1752-03-10, de Voltaire [François Marie Arouet] à Pierre Robert Le Cornier de Cideville.

Mon cher et ancien amy, ce n'est pas l'ivresse passagère du public, ce n'est pas un trépignement de pieds dans le parterre qui doit faire plaisir à un homme qui connait son monde et qui a vécu.
C'est votre aprobation, c'est votre sensibilité, c'est votre amitié qui fait mon vrai succez et mon vray bonheur. Je laisse le public faire sa petite amende honorable en attendant qu'il me lapide à la première occasion, et je jouis dans le fonds de mon cœur de la consolation d'avoir un ami tel que vous. Savez vous bien ce qui me remplit de la satisfaction la plus touchante et la plus pure? Ce n'est ny Cesar ny Ciceron, c'est madame Denis, c'est elle qui est une romaine. Quelle intrépidité et quelle patience, quelle chaleur et quelle raison elle a mis dans touttes les affaires dont sa respectable amitié s'est chargée! Ses bonnes qualitez doivent luy faire dans Paris une réputation plus grande et plus durable que celle de Rome sauvée. On se lassera bien vite d'une diable de tragédie sans amour, d'un consul en on, de conjurez en us, d'un sujet dans le quel le tendre Crebillon m'avait enlevé la fleur de la nouvauté. On peut aplaudir pendant quelques représentations à quelques ressources de l'art, à la peine que j'ay eue de subjuguer un terrain ingrat, mais à la fin il ne restera que L'aridité du sol. Comptez qu'à Paris, point d'amour, point de premières loges et fort peu de parterre. Le sujet de Catilina me paraît fait pour être traitté devant le sénat de Venise, le parlement d'Angleterre, et messieurs de l'Université. Comptez qu'on verra bientôt disparaître à la comédie de Paris les talons rouges et les pompons. Si le procureur général et la grand'chambre ne viennent en premières loges, Ciceron aura beau crier: O tempora! o mores! on demandera Ines de Castro et Turcaret.

Mais c'est baucoup d'avoir plu aux connaisseurs, aux gens sensez, et même aux cicéroniens.
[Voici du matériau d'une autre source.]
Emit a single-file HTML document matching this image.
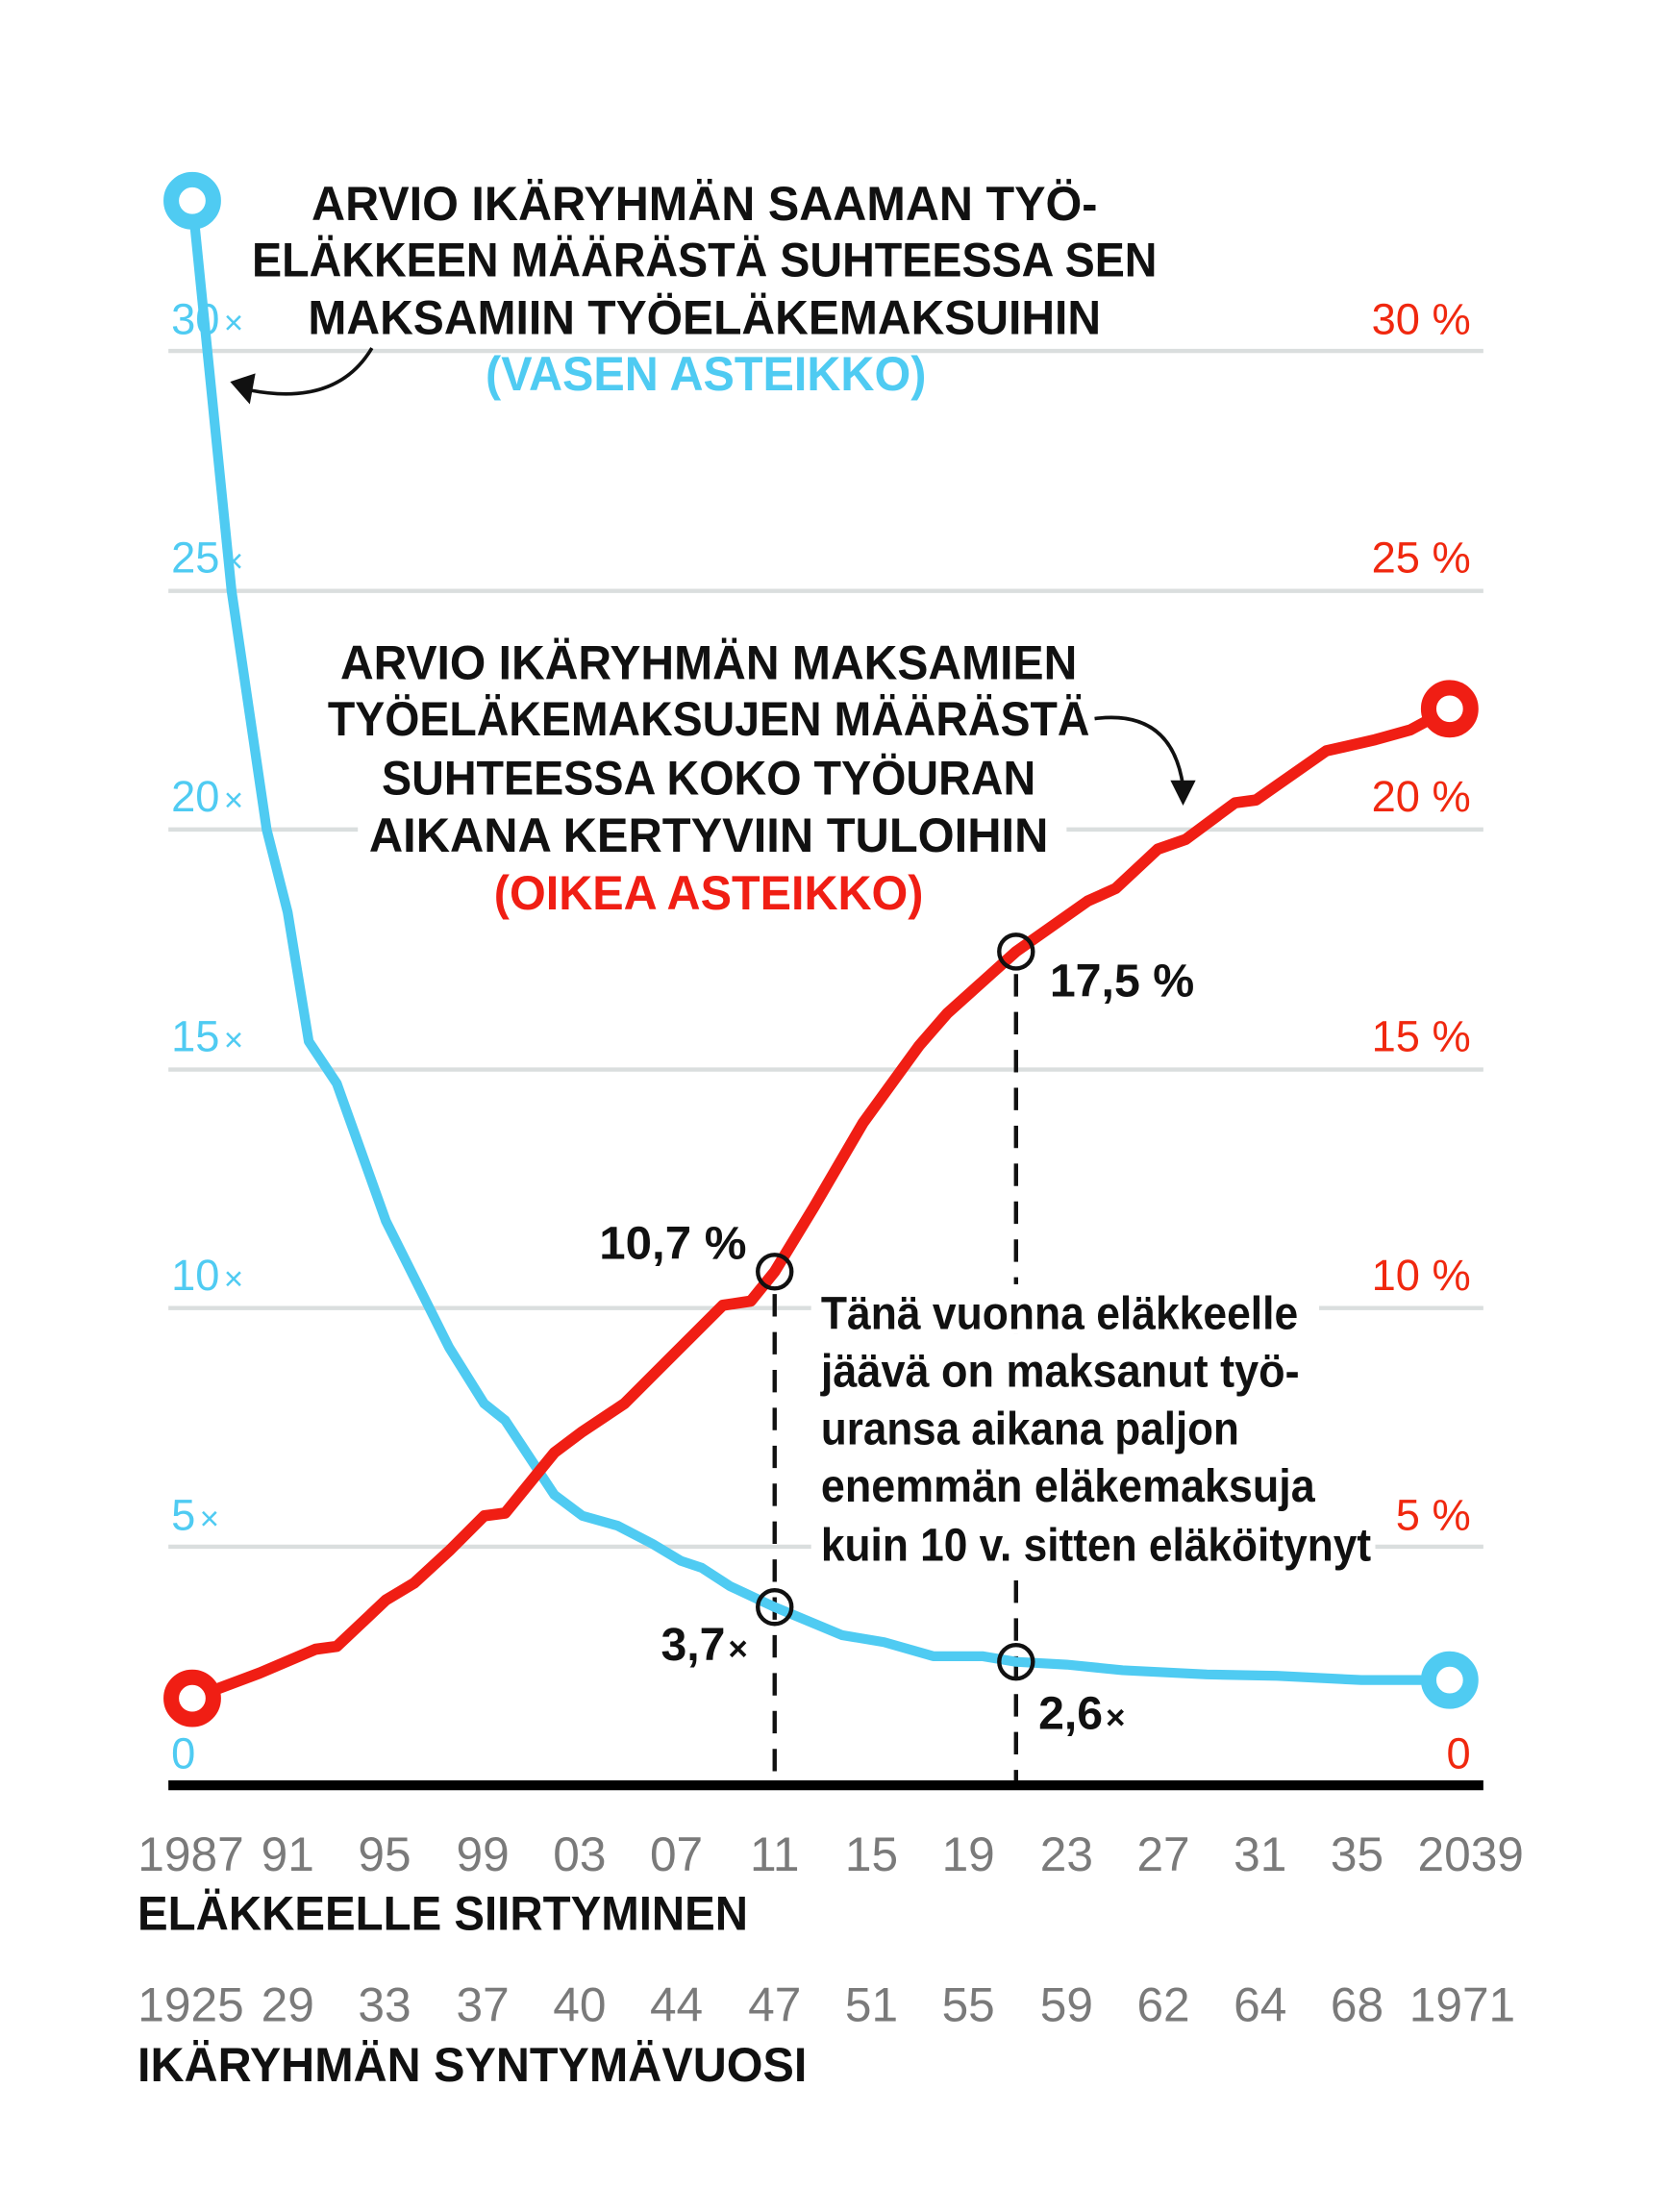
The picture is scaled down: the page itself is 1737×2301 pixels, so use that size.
<!DOCTYPE html>
<html><head><meta charset="utf-8"><style>
html,body{margin:0;padding:0;background:#fff}
svg{display:block}
text{font-family:"Liberation Sans",sans-serif}
</style></head><body>
<svg width="1737" height="2301" viewBox="0 0 1190 1576" preserveAspectRatio="none" xmlns="http://www.w3.org/2000/svg">
<rect width="1190" height="1576" fill="#fff"/>
<g stroke="#dadede" stroke-width="3">
<line x1="120" y1="250" x2="1057" y2="250"/>
<line x1="120" y1="421" x2="1057" y2="421"/>
<line x1="120" y1="591" x2="1057" y2="591"/>
<line x1="120" y1="762" x2="1057" y2="762"/>
<line x1="120" y1="932" x2="1057" y2="932"/>
<line x1="120" y1="1102" x2="1057" y2="1102"/>
</g>
<rect x="255" y="575" width="505" height="40" fill="#fff"/>
<g fill="#4fcbf2" font-size="31">
<text x="122" y="238">30<tspan font-size="24" dx="3">×</tspan></text>
<text x="122" y="408">25<tspan font-size="24" dx="3">×</tspan></text>
<text x="122" y="578">20<tspan font-size="24" dx="3">×</tspan></text>
<text x="122" y="749">15<tspan font-size="24" dx="3">×</tspan></text>
<text x="122" y="919">10<tspan font-size="24" dx="3">×</tspan></text>
<text x="122" y="1090">5<tspan font-size="24" dx="3">×</tspan></text>
<text x="122" y="1260">0</text>
</g>
<g fill="#f0280f" font-size="31" text-anchor="end">
<text x="1048" y="238">30 %</text>
<text x="1048" y="408">25 %</text>
<text x="1048" y="578">20 %</text>
<text x="1048" y="749">15 %</text>
<text x="1048" y="919">10 %</text>
<text x="1048" y="1090">5 %</text>
<text x="1048" y="1260">0</text>
</g>
<g stroke="#111" stroke-width="3" stroke-dasharray="16 11">
<line x1="552" y1="922" x2="552" y2="1270"/>
<line x1="724" y1="694" x2="724" y2="1270"/>
</g>
<rect x="578" y="915" width="362" height="35" fill="#fff"/>
<rect x="578" y="950" width="360" height="170" fill="#fff"/>
<rect x="938" y="1085" width="42" height="35" fill="#fff"/>
<polyline fill="none" stroke="#4fcbf2" stroke-width="7" stroke-linejoin="round" points="137,143 165,421 190,591 205,650 220,742 240,772 275,870 320,960 345,1000 360,1012 395,1065 415,1080 440,1087 465,1100 485,1112 500,1117 520,1130 552,1145 600,1165 630,1170 665,1180 700,1180 724,1184 760,1186 800,1190 860,1193 910,1194 970,1197 1033,1197"/>
<polyline fill="none" stroke="#f01e14" stroke-width="8" stroke-linejoin="round" points="137,1210 185,1192 225,1175 240,1173 275,1140 295,1128 320,1105 345,1080 360,1078 395,1035 415,1020 445,1000 480,965 515,930 535,927 552,906 580,860 615,800 655,745 675,722 724,678 775,642 795,633 825,605 845,598 880,572 895,570 945,535 980,527 1005,520 1033,505"/>
<g fill="none" stroke="#111" stroke-width="3">
<circle cx="552" cy="906" r="12"/><circle cx="552" cy="1145" r="12"/>
<circle cx="724" cy="678" r="12"/><circle cx="724" cy="1184" r="12"/>
</g>
<g fill="#fff" stroke-width="11">
<circle cx="137" cy="143" r="15" stroke="#4fcbf2"/>
<circle cx="1033" cy="1197" r="15" stroke="#4fcbf2"/>
<circle cx="137" cy="1210" r="15" stroke="#f01e14"/>
<circle cx="1033" cy="505" r="15" stroke="#f01e14"/>
</g>
<line x1="120" y1="1272" x2="1057" y2="1272" stroke="#000" stroke-width="7"/>
<g fill="none" stroke="#111" stroke-width="2.5">
<path d="M265,248 Q240,290 178,278"/>
<path d="M780,512 Q835,505 843,560"/>
</g>
<polygon points="164,272 182,266 178,288" fill="#111"/>
<polygon points="834,556 852,556 843,574" fill="#111"/>
<g fill="#111" font-size="34" font-weight="bold" text-anchor="middle">
<text x="502" y="157" textLength="560" lengthAdjust="spacingAndGlyphs">ARVIO IKÄRYHMÄN SAAMAN TYÖ-</text>
<text x="502" y="197" textLength="645" lengthAdjust="spacingAndGlyphs">ELÄKKEEN MÄÄRÄSTÄ SUHTEESSA SEN</text>
<text x="502" y="238" textLength="565" lengthAdjust="spacingAndGlyphs">MAKSAMIIN TYÖELÄKEMAKSUIHIN</text>
<text x="503" y="278" textLength="314" lengthAdjust="spacingAndGlyphs" fill="#4fcbf2">(VASEN ASTEIKKO)</text>
<text x="505" y="484" textLength="525" lengthAdjust="spacingAndGlyphs">ARVIO IKÄRYHMÄN MAKSAMIEN</text>
<text x="505" y="524" textLength="543" lengthAdjust="spacingAndGlyphs">TYÖELÄKEMAKSUJEN MÄÄRÄSTÄ</text>
<text x="505" y="566" textLength="466" lengthAdjust="spacingAndGlyphs">SUHTEESSA KOKO TYÖURAN</text>
<text x="505" y="607" textLength="484" lengthAdjust="spacingAndGlyphs">AIKANA KERTYVIIN TULOIHIN</text>
<text x="505" y="648" textLength="306" lengthAdjust="spacingAndGlyphs" fill="#f01e14">(OIKEA ASTEIKKO)</text>
</g>
<g fill="#111" font-size="33" font-weight="bold">
<text x="585" y="947" textLength="340" lengthAdjust="spacingAndGlyphs">Tänä vuonna eläkkeelle</text>
<text x="585" y="988" textLength="341" lengthAdjust="spacingAndGlyphs">jäävä on maksanut työ-</text>
<text x="585" y="1029" textLength="298" lengthAdjust="spacingAndGlyphs">uransa aikana paljon</text>
<text x="585" y="1070" textLength="352" lengthAdjust="spacingAndGlyphs">enemmän eläkemaksuja</text>
<text x="585" y="1112" textLength="392" lengthAdjust="spacingAndGlyphs">kuin 10 v. sitten eläköitynyt</text>
<text x="748" y="710" textLength="103" lengthAdjust="spacingAndGlyphs">17,5 %</text>
<text x="427" y="897" textLength="105" lengthAdjust="spacingAndGlyphs">10,7 %</text>
<text x="471" y="1183">3,7<tspan font-size="24" dx="2">×</tspan></text>
<text x="740" y="1232">2,6<tspan font-size="24" dx="2">×</tspan></text>
</g>
<g fill="#7a7a7a" font-size="34" text-anchor="middle">
<text x="136" y="1333">1987</text><text x="205" y="1333">91</text><text x="274" y="1333">95</text><text x="344" y="1333">99</text><text x="413" y="1333">03</text><text x="482" y="1333">07</text><text x="552" y="1333">11</text><text x="621" y="1333">15</text><text x="690" y="1333">19</text><text x="760" y="1333">23</text><text x="829" y="1333">27</text><text x="898" y="1333">31</text><text x="967" y="1333">35</text><text x="1048" y="1333">2039</text>
<text x="136" y="1440">1925</text><text x="205" y="1440">29</text><text x="274" y="1440">33</text><text x="344" y="1440">37</text><text x="413" y="1440">40</text><text x="482" y="1440">44</text><text x="552" y="1440">47</text><text x="621" y="1440">51</text><text x="690" y="1440">55</text><text x="760" y="1440">59</text><text x="829" y="1440">62</text><text x="898" y="1440">64</text><text x="967" y="1440">68</text><text x="1042" y="1440">1971</text>
</g>
<g fill="#111" font-size="34" font-weight="bold">
<text x="98" y="1375" textLength="435" lengthAdjust="spacingAndGlyphs">ELÄKKEELLE SIIRTYMINEN</text>
<text x="98" y="1483" textLength="477" lengthAdjust="spacingAndGlyphs">IKÄRYHMÄN SYNTYMÄVUOSI</text>
</g>
</svg>
</body></html>
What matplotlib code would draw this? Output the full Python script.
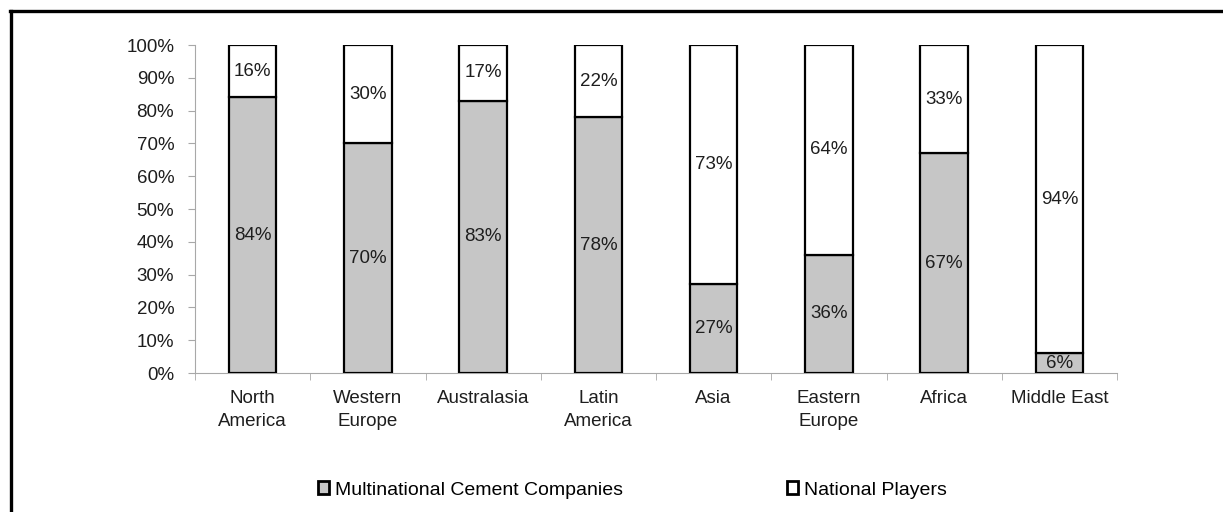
import matplotlib.pyplot as plt
from matplotlib.lines import Line2D
from matplotlib.patches import Patch
import numpy as np

plt.rcParams['font.family'] = ['Liberation Sans', 'DejaVu Sans']

regions = ['North\nAmerica', 'Western\nEurope', 'Australasia', 'Latin\nAmerica',
           'Asia', 'Eastern\nEurope', 'Africa', 'Middle East']
multinational = [84, 70, 83, 78, 27, 36, 67, 6]
national = [16, 30, 17, 22, 73, 64, 33, 94]

gray = '#c6c6c6'
axis_gray = '#a8a8a8'
txt = '#1e1e1e'
fs = 13.5

fig = plt.figure(figsize=(12.23, 5.12), dpi=100)
ax = fig.add_axes([195 / 1223, 1 - 373 / 512, (1117 - 195) / 1223, (373 - 45) / 512])

x = np.arange(len(regions))
w = 0.41
ax.bar(x, multinational, w, color=gray, edgecolor='black', linewidth=1.6, zorder=3)
ax.bar(x, national, w, bottom=multinational, color='white', edgecolor='black',
       linewidth=1.6, zorder=3)

for i in range(len(regions)):
    ax.text(x[i], multinational[i] / 2, f'{multinational[i]}%', ha='center', va='center',
            fontsize=fs, color=txt, zorder=4)
    ax.text(x[i], multinational[i] + national[i] / 2, f'{national[i]}%', ha='center',
            va='center', fontsize=fs, color=txt, zorder=4)

ax.set_xlim(-0.5, len(regions) - 0.5)
ax.set_ylim(0, 100)
ax.set_yticks(range(0, 101, 10))
ax.set_yticklabels([f'{v}%' for v in range(0, 101, 10)], fontsize=fs, color=txt)
ax.set_xticks(x)
ax.set_xticklabels(regions, fontsize=fs, color=txt, linespacing=1.45)
ax.set_xticks(np.arange(-0.5, len(regions), 1), minor=True)
ax.tick_params(axis='x', which='major', length=0, pad=12)
ax.tick_params(axis='x', which='minor', length=5, color=axis_gray)
ax.tick_params(axis='y', length=5, color=axis_gray, pad=10)
for s in ['top', 'right']:
    ax.spines[s].set_visible(False)
for s in ['left', 'bottom']:
    ax.spines[s].set_color(axis_gray)

# legend
h1 = Patch(facecolor=gray, edgecolor='black', linewidth=2)
h2 = Patch(facecolor='white', edgecolor='black', linewidth=2)
leg_kw = dict(frameon=False, handlelength=0.6, handleheight=0.6, handletextpad=0.3,
              fontsize=fs + 0.5, loc='center left', borderaxespad=0)
fig.legend([h1], ['Multinational Cement Companies'],
           bbox_to_anchor=(310 / 1223, 1 - 490 / 512), **leg_kw)
fig.legend([h2], ['National Players'],
           bbox_to_anchor=(779 / 1223, 1 - 490 / 512), **leg_kw)

# frame lines (top and left)
fig.add_artist(Line2D([10 / 1223, 1], [1 - 11 / 512, 1 - 11 / 512], color='black',
                      linewidth=2.4, transform=fig.transFigure))
fig.add_artist(Line2D([11 / 1223, 11 / 1223], [0, 1 - 11 / 512], color='black',
                      linewidth=2.4, transform=fig.transFigure))

fig.savefig('out.png', dpi=100)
L'abbé d'Olivet me doit au moins un compliment en latin, et je n'en quitte pas mr le recteur des quatre facultez. Mon cher et ancien ami il me serait bien plus doux de venir vous embrasser en français, de souper avec made Denis et avec vous dans ma maison, ou du moins de vous voir souper. Je demanderai assurément permission à l'enchanteur auprès duquel je suis, de venir faire un petit tour dans ma patrie. Ma santé en a grand besoin; mon cœur davantage. Je prendray le temps, qu'il va voir ses armées et ses provinces, et pendant qu'il courra nuit et jour pour rendre heureux des allemands, je viendray l'être auprès de vous. Buvez à ma santé, conservez moy votre amitié, et soyez sûr que tous les rois de la terre, et tous les châtaux enchantez ne me feraient pas oublier un amy tel que vous.

V.

Votre lettre est charmante, mais je vous trouve bien modeste de datter votre amitié de trente ans. Mon cher Cideville il y en a plus de quarante.